** Begin Recorded information **
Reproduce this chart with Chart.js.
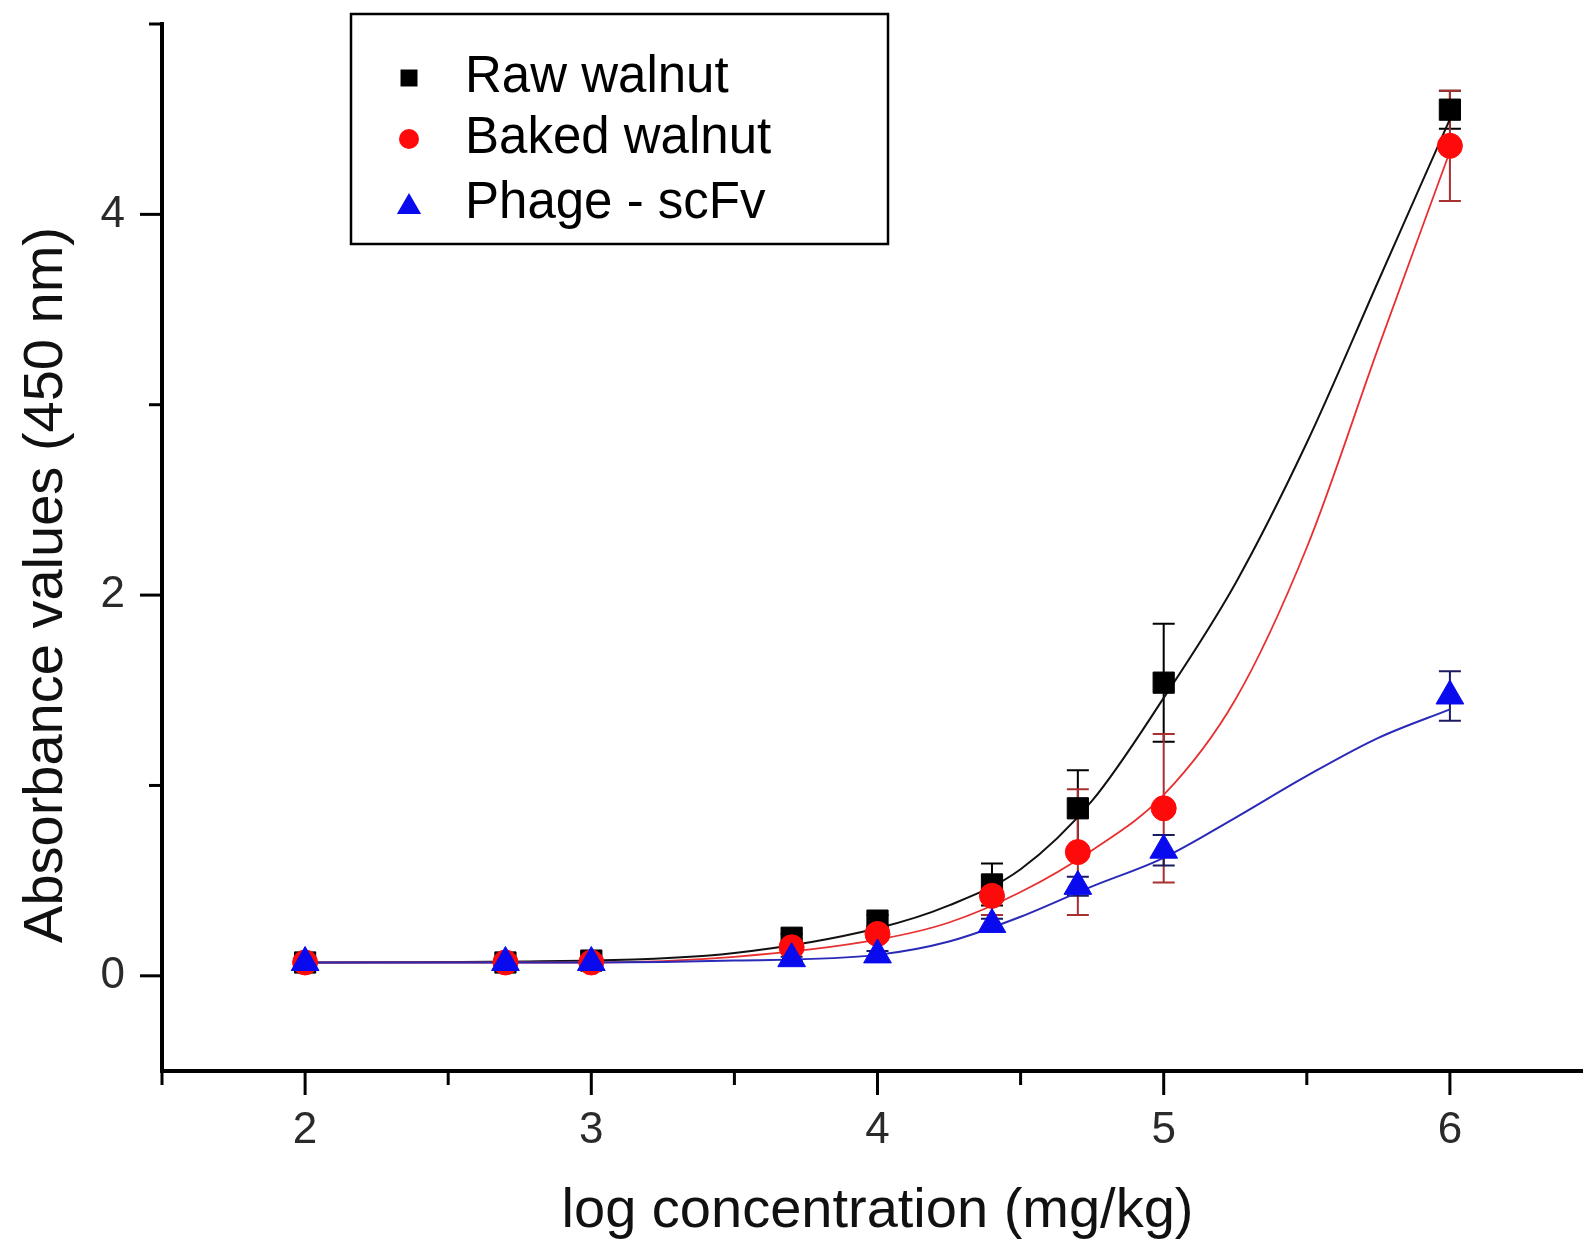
<!DOCTYPE html>
<html><head><meta charset="utf-8">
<script src="https://cdn.jsdelivr.net/npm/chart.js@4/dist/chart.umd.min.js"></script>
<style>
html,body{margin:0;padding:0;overflow:hidden;background:#fff;}
#c{display:block;width:1600px;height:1244px;}
</style></head><body>
<canvas id="c" width="1600" height="1244"></canvas>
<script>
// measured points
const concentrations = [2, 2.7, 3, 3.7, 4, 4.4, 4.7, 5, 6];
const rawWalnut      = [0.07, 0.07, 0.08, 0.20, 0.29, 0.48, 0.88, 1.54, 4.55];
const rawWalnutErr   = [0.01, 0.01, 0.01, 0.02, 0.03, 0.11, 0.20, 0.31, 0.10];
const bakedWalnut    = [0.07, 0.07, 0.07, 0.15, 0.22, 0.42, 0.65, 0.88, 4.36];
const bakedWalnutErr = [0.01, 0.01, 0.01, 0.02, 0.03, 0.10, 0.33, 0.39, 0.29];
const phageScFv      = [0.07, 0.07, 0.07, 0.09, 0.11, 0.27, 0.47, 0.66, 1.47];
const phageScFvErr   = [0.01, 0.01, 0.01, 0.01, 0.02, 0.03, 0.05, 0.08, 0.13];
// fitted curves
const fitX           = [2, 3, 3.5, 4, 4.25, 4.5, 4.75, 5, 5.25, 5.5, 5.75, 6];
const rawWalnutFit   = [0.07, 0.08, 0.12, 0.25, 0.37, 0.56, 0.92, 1.46, 2.06, 2.80, 3.65, 4.50];
const bakedWalnutFit = [0.07, 0.07, 0.10, 0.19, 0.28, 0.44, 0.66, 0.95, 1.45, 2.25, 3.30, 4.33];
const phageScFvFit   = [0.07, 0.07, 0.08, 0.11, 0.18, 0.31, 0.47, 0.62, 0.83, 1.05, 1.25, 1.40];

const seriesLabels = ['Raw walnut', 'Baked walnut', 'Phage - scFv'];
const xMajorTicks = [2, 3, 4, 5, 6];
const xMinorTicks = [1.5, 2.5, 3.5, 4.5, 5.5, 6.5];
const yMajorTicks = [0, 2, 4];
const yMinorTicks = [1, 3, 5];
const xTitle = 'log concentration (mg/kg)';
const yTitle = 'Absorbance values (450 nm)';

const FONT = "'Liberation Sans', Arial, sans-serif";
const toXY = (xs, arr) => xs.map((x, i) => ({x: x, y: arr[i]}));

const styles = [
  {line: '#111111', fill: '#000000', err: '#000000', shape: 'rect', r: 15, lw: 2},
  {line: '#e83030', fill: '#ff0a0a', err: '#a83030', shape: 'circle', r: 12.5, lw: 1.8},
  {line: '#2a2ab8', fill: '#0a0aee', err: '#1a1a60', shape: 'triangle', r: 16, lw: 2}
];
const values = [rawWalnut, bakedWalnut, phageScFv];
const errors = [rawWalnutErr, bakedWalnutErr, phageScFvErr];
const fits = [rawWalnutFit, bakedWalnutFit, phageScFvFit];

const errorBars = {
  id: 'errorBars',
  beforeDatasetsDraw(chart) {
    const {ctx, scales: {x, y}} = chart;
    ctx.save();
    values.forEach((vals, d) => {
      ctx.strokeStyle = styles[d].err;
      ctx.lineWidth = 2;
      vals.forEach((v, i) => {
        const px = x.getPixelForValue(concentrations[i]);
        const top = y.getPixelForValue(v + errors[d][i]);
        const bot = y.getPixelForValue(v - errors[d][i]);
        ctx.beginPath();
        ctx.moveTo(px, top); ctx.lineTo(px, bot);
        ctx.moveTo(px - 11, top); ctx.lineTo(px + 11, top);
        ctx.moveTo(px - 11, bot); ctx.lineTo(px + 11, bot);
        ctx.stroke();
      });
    });
    ctx.restore();
  }
};

const tickMarks = {
  id: 'tickMarks',
  afterDraw(chart) {
    const {ctx, chartArea, scales: {x, y}} = chart;
    ctx.save();
    ctx.strokeStyle = '#000';
    ctx.lineWidth = 3;
    const drawX = (v, len) => {
      const px = x.getPixelForValue(v);
      ctx.beginPath(); ctx.moveTo(px, chartArea.bottom); ctx.lineTo(px, chartArea.bottom + len); ctx.stroke();
    };
    const drawY = (v, len) => {
      const py = y.getPixelForValue(v);
      ctx.beginPath(); ctx.moveTo(chartArea.left, py); ctx.lineTo(chartArea.left - len, py); ctx.stroke();
    };
    xMajorTicks.forEach(v => drawX(v, 24));
    xMinorTicks.forEach(v => drawX(v, 14));
    yMajorTicks.forEach(v => drawY(v, 22));
    yMinorTicks.forEach(v => drawY(v, 13));
    ctx.restore();
  }
};

function marker(ctx, shape, cx, cy, r, color) {
  ctx.fillStyle = color;
  ctx.beginPath();
  if (shape === 'rect') {
    const s = r * Math.SQRT1_2;
    ctx.rect(cx - s, cy - s, 2 * s, 2 * s);
  } else if (shape === 'circle') {
    ctx.arc(cx, cy, r, 0, Math.PI * 2);
  } else {
    ctx.moveTo(cx, cy - r);
    ctx.lineTo(cx + r * Math.sin(Math.PI * 2 / 3), cy + r / 2);
    ctx.lineTo(cx - r * Math.sin(Math.PI * 2 / 3), cy + r / 2);
    ctx.closePath();
  }
  ctx.fill();
}

const boxLegend = {
  id: 'boxLegend',
  afterDraw(chart) {
    const {ctx} = chart;
    ctx.save();
    ctx.fillStyle = '#fff';
    ctx.fillRect(351, 14, 537, 230);
    ctx.strokeStyle = '#000';
    ctx.lineWidth = 2.5;
    ctx.strokeRect(351, 14, 537, 230);
    const rows = [78, 139, 204];
    const legR = [12, 10, 14];
    seriesLabels.forEach((lab, i) => {
      marker(ctx, styles[i].shape, 409, rows[i] + (i === 2 ? 3 : 0), legR[i], styles[i].fill);
      ctx.fillStyle = '#000';
      ctx.font = '51px ' + FONT;
      ctx.textAlign = 'left';
      ctx.textBaseline = 'middle';
      ctx.fillText(lab, 465, rows[i]);
    });
    // y axis title
    ctx.translate(47, 585);
    ctx.rotate(-Math.PI / 2);
    ctx.fillStyle = '#111';
    ctx.font = '56px ' + FONT;
    ctx.textAlign = 'center';
    ctx.textBaseline = 'middle';
    ctx.fillText(yTitle, 0, 0);
    ctx.restore();
  }
};

const datasets = [];
values.forEach((vals, d) => {
  datasets.push({
    label: seriesLabels[d] + ' fit',
    data: toXY(fitX, fits[d]),
    showLine: true,
    borderColor: styles[d].line,
    borderWidth: styles[d].lw,
    cubicInterpolationMode: 'monotone',
    pointRadius: 0,
    order: 6 - d
  });
});
values.forEach((vals, d) => {
  datasets.push({
    label: seriesLabels[d],
    data: toXY(concentrations, vals),
    showLine: false,
    pointStyle: styles[d].shape,
    pointRadius: styles[d].r,
    pointBackgroundColor: styles[d].fill,
    pointBorderColor: styles[d].fill,
    pointBorderWidth: 1,
    order: 3 - d
  });
});

new Chart(document.getElementById('c'), {
  type: 'scatter',
  data: {datasets},
  options: {
    responsive: false,
    animation: false,
    devicePixelRatio: 1,
    layout: {autoPadding: false, padding: {left: 0, right: 7, top: 24, bottom: 0}},
    plugins: {legend: {display: false}, tooltip: {enabled: false}},
    scales: {
      x: {
        type: 'linear', min: 1.5, max: 6.5,
        afterBuildTicks: s => { s.ticks = [...xMinorTicks, ...xMajorTicks].sort((a, b) => a - b).map(v => ({value: v})); },
        afterFit: s => { s.height = 173; s.paddingLeft = 0; s.paddingRight = 0; },
        grid: {display: false, drawTicks: false},
        border: {display: true, color: '#000', width: 4},
        ticks: {
          autoSkip: false, maxRotation: 0, padding: 38, color: '#2a2a2a',
          font: {family: FONT, size: 44, lineHeight: 1},
          callback: v => xMajorTicks.includes(v) ? String(v) : ''
        },
        title: {display: true, text: xTitle, color: '#111', font: {family: FONT, size: 56, lineHeight: 1}, padding: {top: 0, bottom: 4}}
      },
      y: {
        type: 'linear', min: -0.5, max: 5,
        afterBuildTicks: s => { s.ticks = [...yMajorTicks, ...yMinorTicks].sort((a, b) => a - b).map(v => ({value: v})); },
        afterFit: s => { s.width = 162; s.paddingTop = 0; s.paddingBottom = 0; },
        grid: {display: false, drawTicks: false},
        border: {display: true, color: '#000', width: 4},
        ticks: {
          autoSkip: false, padding: 37, color: '#2a2a2a',
          font: {family: FONT, size: 44, lineHeight: 1},
          callback: v => yMajorTicks.includes(v) ? String(v) : ''
        }
      }
    }
  },
  plugins: [errorBars, tickMarks, boxLegend]
});
</script>
</body></html>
** End Recorded information **
- **Exercise task**:
Write out nothing but the lines from the start of the data through the line with "const toXY = (xs, arr)". Leave out the pictures.

- **Completed task**:
Reproduce this chart with Chart.js.
<!DOCTYPE html>
<html><head><meta charset="utf-8">
<script src="https://cdn.jsdelivr.net/npm/chart.js@4/dist/chart.umd.min.js"></script>
<style>
html,body{margin:0;padding:0;overflow:hidden;background:#fff;}
#c{display:block;width:1600px;height:1244px;}
</style></head><body>
<canvas id="c" width="1600" height="1244"></canvas>
<script>
// measured points
const concentrations = [2, 2.7, 3, 3.7, 4, 4.4, 4.7, 5, 6];
const rawWalnut      = [0.07, 0.07, 0.08, 0.20, 0.29, 0.48, 0.88, 1.54, 4.55];
const rawWalnutErr   = [0.01, 0.01, 0.01, 0.02, 0.03, 0.11, 0.20, 0.31, 0.10];
const bakedWalnut    = [0.07, 0.07, 0.07, 0.15, 0.22, 0.42, 0.65, 0.88, 4.36];
const bakedWalnutErr = [0.01, 0.01, 0.01, 0.02, 0.03, 0.10, 0.33, 0.39, 0.29];
const phageScFv      = [0.07, 0.07, 0.07, 0.09, 0.11, 0.27, 0.47, 0.66, 1.47];
const phageScFvErr   = [0.01, 0.01, 0.01, 0.01, 0.02, 0.03, 0.05, 0.08, 0.13];
// fitted curves
const fitX           = [2, 3, 3.5, 4, 4.25, 4.5, 4.75, 5, 5.25, 5.5, 5.75, 6];
const rawWalnutFit   = [0.07, 0.08, 0.12, 0.25, 0.37, 0.56, 0.92, 1.46, 2.06, 2.80, 3.65, 4.50];
const bakedWalnutFit = [0.07, 0.07, 0.10, 0.19, 0.28, 0.44, 0.66, 0.95, 1.45, 2.25, 3.30, 4.33];
const phageScFvFit   = [0.07, 0.07, 0.08, 0.11, 0.18, 0.31, 0.47, 0.62, 0.83, 1.05, 1.25, 1.40];

const seriesLabels = ['Raw walnut', 'Baked walnut', 'Phage - scFv'];
const xMajorTicks = [2, 3, 4, 5, 6];
const xMinorTicks = [1.5, 2.5, 3.5, 4.5, 5.5, 6.5];
const yMajorTicks = [0, 2, 4];
const yMinorTicks = [1, 3, 5];
const xTitle = 'log concentration (mg/kg)';
const yTitle = 'Absorbance values (450 nm)';

const FONT = "'Liberation Sans', Arial, sans-serif";
const toXY = (xs, arr) => xs.map((x, i) => ({x: x, y: arr[i]}));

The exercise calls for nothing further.